Call it breakfast or brunch, the morning meal at Portage Bay Cafe is a Seattle treasure. For the breakfast bar alone, I want to return. That’s a help-yourself buffet of garnishes and condiments for pancakes or French toast: ravishing northwest berries, nuts and sugar, a great mountain of butter, and a bowl full of fresh whipped cream. Just about anything topped with these worthies would taste great, but the foundations are themselves extraordinary. In fact, Swedish pancakes, which come adorned with tart lingonberry preserves and sided by sweet lingonberry butter, are so perfect that it seems wrong to add anything at all.
Migas is (or, linguistically speaking, migas are) an unusual presentation, the tortilla not mixed up with eggs et. al., but rather pocketing them.

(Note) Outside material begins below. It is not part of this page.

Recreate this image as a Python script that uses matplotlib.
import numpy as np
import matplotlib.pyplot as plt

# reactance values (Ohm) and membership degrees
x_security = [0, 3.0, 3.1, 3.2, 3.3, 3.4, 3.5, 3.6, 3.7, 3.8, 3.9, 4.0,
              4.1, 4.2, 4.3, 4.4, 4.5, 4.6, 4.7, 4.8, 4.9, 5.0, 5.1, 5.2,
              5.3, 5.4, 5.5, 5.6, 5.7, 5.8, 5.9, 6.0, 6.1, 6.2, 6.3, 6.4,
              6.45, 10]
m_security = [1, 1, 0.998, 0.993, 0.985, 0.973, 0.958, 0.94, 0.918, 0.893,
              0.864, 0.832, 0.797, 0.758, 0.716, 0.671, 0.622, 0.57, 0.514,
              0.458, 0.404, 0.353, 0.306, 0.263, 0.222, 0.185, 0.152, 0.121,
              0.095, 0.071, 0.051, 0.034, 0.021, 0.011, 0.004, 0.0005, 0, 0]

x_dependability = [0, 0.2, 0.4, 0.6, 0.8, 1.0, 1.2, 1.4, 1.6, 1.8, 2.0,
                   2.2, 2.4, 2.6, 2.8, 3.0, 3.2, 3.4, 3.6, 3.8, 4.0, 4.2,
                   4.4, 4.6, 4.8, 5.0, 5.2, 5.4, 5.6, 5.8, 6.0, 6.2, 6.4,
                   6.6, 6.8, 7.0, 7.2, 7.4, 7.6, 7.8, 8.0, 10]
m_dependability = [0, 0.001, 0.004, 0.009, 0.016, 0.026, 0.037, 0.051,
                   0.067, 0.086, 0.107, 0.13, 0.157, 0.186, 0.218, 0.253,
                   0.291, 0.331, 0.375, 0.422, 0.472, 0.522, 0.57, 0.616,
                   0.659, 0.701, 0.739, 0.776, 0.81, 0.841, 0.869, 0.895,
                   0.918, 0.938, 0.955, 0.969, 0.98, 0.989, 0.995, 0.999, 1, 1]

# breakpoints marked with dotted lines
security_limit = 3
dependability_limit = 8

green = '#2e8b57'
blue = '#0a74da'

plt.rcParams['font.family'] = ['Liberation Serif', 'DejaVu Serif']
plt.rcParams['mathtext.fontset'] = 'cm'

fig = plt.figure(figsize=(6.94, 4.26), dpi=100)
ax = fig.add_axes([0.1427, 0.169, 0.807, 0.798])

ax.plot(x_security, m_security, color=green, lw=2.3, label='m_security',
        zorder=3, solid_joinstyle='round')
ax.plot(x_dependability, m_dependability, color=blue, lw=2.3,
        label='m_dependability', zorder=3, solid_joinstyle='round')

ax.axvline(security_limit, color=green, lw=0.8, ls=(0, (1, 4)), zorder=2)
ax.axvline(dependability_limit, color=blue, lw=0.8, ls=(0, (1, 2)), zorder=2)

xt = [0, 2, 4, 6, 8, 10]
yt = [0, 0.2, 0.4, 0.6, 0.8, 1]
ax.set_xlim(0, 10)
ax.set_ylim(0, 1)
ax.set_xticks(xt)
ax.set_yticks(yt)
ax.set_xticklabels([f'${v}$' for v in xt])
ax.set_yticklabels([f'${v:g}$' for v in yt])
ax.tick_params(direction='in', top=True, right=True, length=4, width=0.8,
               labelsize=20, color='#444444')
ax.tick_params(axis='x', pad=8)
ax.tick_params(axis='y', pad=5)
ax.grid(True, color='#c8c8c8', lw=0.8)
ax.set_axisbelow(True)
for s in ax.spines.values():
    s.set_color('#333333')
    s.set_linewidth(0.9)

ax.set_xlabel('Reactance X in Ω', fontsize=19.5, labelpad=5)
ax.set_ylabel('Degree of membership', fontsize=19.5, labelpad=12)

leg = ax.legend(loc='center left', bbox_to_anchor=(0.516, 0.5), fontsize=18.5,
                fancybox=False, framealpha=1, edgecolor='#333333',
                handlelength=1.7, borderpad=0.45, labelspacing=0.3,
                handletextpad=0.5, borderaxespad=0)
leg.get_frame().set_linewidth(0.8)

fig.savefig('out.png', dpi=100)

It is a pliable plate-size flour tortilla, folded over a trio of free-range eggs scrambled with sharp Tillamook cheddar, sour cream, salsa, basil, and a measure of cumin. The package is crowned with a heaping portion of what the menu bills as avocado salsa, a doppelganger for guacamole. All in all, it is a magnificent meal, especially when large discs of chorizo sausage are added to the payload.
Meals at Portage Bay Cafe are huge, so I was able to tackle only two breakfasts; but the Benedicts, French toast, and banana pancakes on nearby tables looked terrific. And there’s a whole lunch menu I need to try, including salads with baked-in-house rustic bread, a Cuban sandwich dressed with habanero dill pickle slices, veggie shawarma, and a half-pound burger made from Washington State beef. Based on the short-ribs Roadfood dinner I ate here (a special event; normally dinner is not served), those post-breakfast meals are going to be something special, too.